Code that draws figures
## start
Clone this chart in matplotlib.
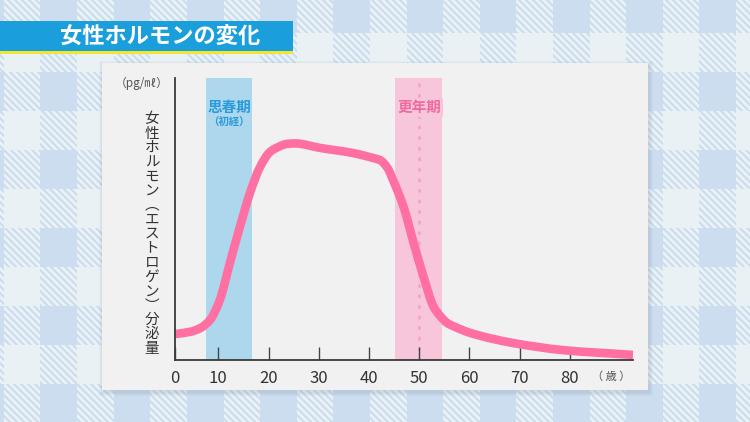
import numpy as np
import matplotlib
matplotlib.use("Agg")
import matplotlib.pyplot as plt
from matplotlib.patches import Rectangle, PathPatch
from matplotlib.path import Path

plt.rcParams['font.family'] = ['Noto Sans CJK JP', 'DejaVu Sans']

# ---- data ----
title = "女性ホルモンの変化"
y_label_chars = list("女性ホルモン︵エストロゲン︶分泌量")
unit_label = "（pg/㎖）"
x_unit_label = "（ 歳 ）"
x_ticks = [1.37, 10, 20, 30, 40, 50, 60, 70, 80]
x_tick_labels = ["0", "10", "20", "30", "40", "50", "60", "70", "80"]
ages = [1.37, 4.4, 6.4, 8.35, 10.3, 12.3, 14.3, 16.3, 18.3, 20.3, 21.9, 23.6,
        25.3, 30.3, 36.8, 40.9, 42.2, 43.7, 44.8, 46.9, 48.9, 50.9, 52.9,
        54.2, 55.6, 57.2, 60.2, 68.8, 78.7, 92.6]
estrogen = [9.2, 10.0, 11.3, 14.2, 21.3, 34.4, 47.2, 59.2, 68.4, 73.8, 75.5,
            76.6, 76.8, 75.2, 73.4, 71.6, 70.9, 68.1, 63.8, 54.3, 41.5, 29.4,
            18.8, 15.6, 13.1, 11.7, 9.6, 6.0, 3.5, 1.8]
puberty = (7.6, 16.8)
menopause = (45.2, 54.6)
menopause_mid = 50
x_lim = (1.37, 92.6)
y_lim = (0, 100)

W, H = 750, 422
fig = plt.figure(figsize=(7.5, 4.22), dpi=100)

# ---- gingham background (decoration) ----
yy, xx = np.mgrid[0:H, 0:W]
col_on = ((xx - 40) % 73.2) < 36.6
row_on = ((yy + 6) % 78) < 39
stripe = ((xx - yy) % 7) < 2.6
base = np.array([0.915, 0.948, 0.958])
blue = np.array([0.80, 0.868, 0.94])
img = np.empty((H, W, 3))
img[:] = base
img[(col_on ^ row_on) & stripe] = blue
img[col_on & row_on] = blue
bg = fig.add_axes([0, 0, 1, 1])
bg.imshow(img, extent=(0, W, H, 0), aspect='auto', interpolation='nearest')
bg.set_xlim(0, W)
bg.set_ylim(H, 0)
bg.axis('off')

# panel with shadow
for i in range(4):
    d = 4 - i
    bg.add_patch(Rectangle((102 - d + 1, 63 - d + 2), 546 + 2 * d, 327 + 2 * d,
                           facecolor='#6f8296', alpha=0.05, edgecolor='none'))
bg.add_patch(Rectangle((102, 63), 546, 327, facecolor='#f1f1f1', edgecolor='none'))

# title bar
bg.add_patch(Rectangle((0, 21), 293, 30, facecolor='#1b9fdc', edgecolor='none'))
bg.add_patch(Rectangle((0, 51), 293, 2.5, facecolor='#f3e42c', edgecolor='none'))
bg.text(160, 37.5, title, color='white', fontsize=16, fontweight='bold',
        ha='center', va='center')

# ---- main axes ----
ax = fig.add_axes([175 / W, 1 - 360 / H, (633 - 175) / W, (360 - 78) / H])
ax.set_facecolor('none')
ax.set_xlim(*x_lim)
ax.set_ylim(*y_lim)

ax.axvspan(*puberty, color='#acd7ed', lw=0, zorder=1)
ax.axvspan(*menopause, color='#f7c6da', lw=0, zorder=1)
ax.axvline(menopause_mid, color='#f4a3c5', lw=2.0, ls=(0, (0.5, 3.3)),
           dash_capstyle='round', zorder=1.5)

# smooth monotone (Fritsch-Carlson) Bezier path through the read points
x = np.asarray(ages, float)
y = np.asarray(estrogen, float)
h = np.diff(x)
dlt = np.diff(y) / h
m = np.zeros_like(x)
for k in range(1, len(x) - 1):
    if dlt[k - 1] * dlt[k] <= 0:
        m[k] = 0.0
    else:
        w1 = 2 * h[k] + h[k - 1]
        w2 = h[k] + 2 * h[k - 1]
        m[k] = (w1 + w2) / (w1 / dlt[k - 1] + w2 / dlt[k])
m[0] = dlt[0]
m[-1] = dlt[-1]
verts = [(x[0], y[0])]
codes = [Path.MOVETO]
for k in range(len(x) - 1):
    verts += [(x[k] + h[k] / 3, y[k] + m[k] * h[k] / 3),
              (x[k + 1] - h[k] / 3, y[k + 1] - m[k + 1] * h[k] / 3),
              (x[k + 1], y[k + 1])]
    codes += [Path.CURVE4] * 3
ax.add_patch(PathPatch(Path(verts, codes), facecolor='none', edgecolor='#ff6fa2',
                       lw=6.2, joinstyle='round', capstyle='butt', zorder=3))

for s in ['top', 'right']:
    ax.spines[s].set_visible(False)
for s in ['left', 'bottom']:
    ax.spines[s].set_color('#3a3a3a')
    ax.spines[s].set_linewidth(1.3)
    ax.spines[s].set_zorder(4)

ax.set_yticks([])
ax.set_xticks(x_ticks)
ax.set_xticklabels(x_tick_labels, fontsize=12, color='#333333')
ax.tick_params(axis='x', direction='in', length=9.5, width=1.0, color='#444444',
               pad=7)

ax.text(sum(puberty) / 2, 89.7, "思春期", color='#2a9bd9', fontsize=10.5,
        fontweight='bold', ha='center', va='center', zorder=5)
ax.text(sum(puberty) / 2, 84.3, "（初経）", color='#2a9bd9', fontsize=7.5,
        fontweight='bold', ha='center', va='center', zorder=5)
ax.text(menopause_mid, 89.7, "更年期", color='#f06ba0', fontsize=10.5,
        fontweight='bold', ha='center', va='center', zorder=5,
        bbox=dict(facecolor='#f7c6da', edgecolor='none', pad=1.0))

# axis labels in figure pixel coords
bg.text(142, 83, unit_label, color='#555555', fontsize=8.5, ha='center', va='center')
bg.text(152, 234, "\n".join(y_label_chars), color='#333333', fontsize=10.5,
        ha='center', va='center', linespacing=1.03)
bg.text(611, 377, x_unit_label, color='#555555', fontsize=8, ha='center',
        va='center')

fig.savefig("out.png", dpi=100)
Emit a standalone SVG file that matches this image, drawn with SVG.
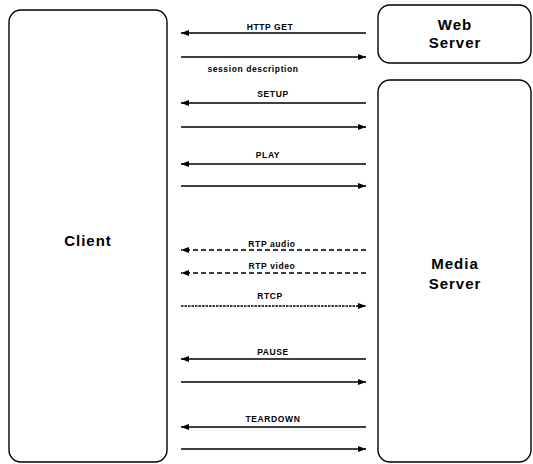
## end
> _The problem_:
Pick out the lines containing the word "this" and show them.

> _Solution_:
Clone this chart in matplotlib.
Emit a standalone SVG file that matches this image, drawn with SVG.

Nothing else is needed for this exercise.